The major cause of emigration from Tzarist Russia (which included modern day Lithuania) in the late 1880s were the notorious May Laws of 1882. The following is a description of the background to the May Laws and their impact on the Jewish population


The year 1881 was a turning point in the history of the Jews of Russia. In March 1881 revolutionaries assassinated Alexander II. Confusion reigned throughout the country. The revolutionaries called on the people to rebel. The regime was compelled to protect itself, and the Russian government found a scapegoat: the Jews.

Government-organized anti-Jewish riots (pogroms) broke out in a number of towns and shtetls (townlets) of southern Russia. These disorders consisted of looting, murder and rape. Similar pogroms were repeated in 1882, 1883, and 1884.

The government's intellectuals' indifference and, at times, encouragement to the rioters shocked many Jews, especially the maskilim among them. Revolutionary circles which hoped to transform these disorders into a revolt against the landowners and government also supported the rioters.

The new czar, Alexander III and his cabinet underlined these trends in their policy toward the Jews. Provincial commissions were appointed in the wake of the pogroms to investigate their causes. In the main these commissions stated that "Jewish exploitation" and Alexander II's liberal policies toward the Jews had caused the pogroms.

Based on this finding, the "Temporary Laws" were published on May 3, 1882. They were called the May Laws.

The May Laws stated:

1. Jews were forbidden to settle outside the towns and shtetls (townlets);

2. Deeds of sale and lease of real estate in the name of Jews outside the towns and shtetls were canceled; and

3.Jews were prohibited from trading on Sundays and Christian holidays.

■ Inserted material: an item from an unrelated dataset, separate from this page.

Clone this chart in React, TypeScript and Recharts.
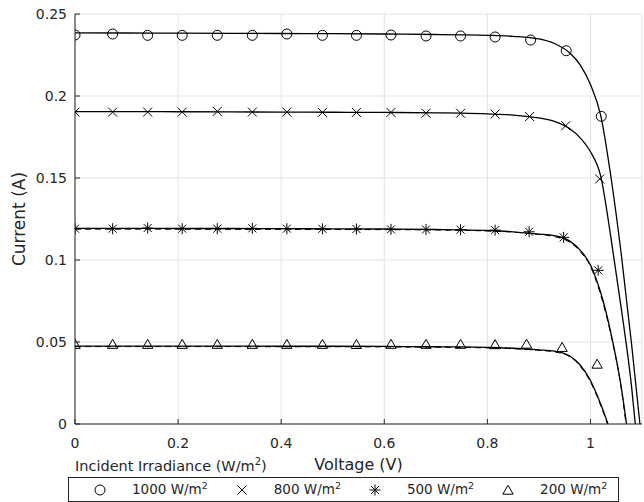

The May Laws cancelled all of the exemptions which Alexander II had enacted. It limited Jewish college students to 10%. It encouraged the police to brutally enforce the new rules. Jews were systematically expelled from towns and villages where they had lived for almost a century.

Although the pogroms were stopped, the threat of riots was kept alive by a virulently anti-Semitic press.K. Pobedonostsev, the head of the governing body of the Russian Orthodox Church, formulated the objectives of Alexander III's government when he expressed the hope that "one-third of the Jews will convert, one-third will die, and one- third will flee the country."

At least part of his "dream" came to fruition. Disillusioned students left the country. Large numbers of homeless Jews left the country. From 1881 to 1914 more than 2,000,000 Jews left Russia. One small group, the Bilu, went to Palestine. The vast majority fled to the United States, England, Ireland and South Africa. Indeed almost all Irish and South African Jews can trace their roots back to the same small area of Norther Lithuania in the 1880s

Those who stayed remained primarily in small shtetls, the world of "Fiddler on the Roof." At the same time, angry Jewish youth organized and joined secret revolutionary organizations. Others dreamed about a Jewish homeland. Encouraged by the writings of Leon Pinkser and his Chibbat Zion Movement, they joined Zionist groups and planned for their eventual move to Israel.

The May Laws and their aftermath did not succeed in the way that Alexander III and Pobedonostsev hoped. True, almost one third of the Jewish population did leave. But the remaining two- thirds became a powerful influence against Czarist Russia.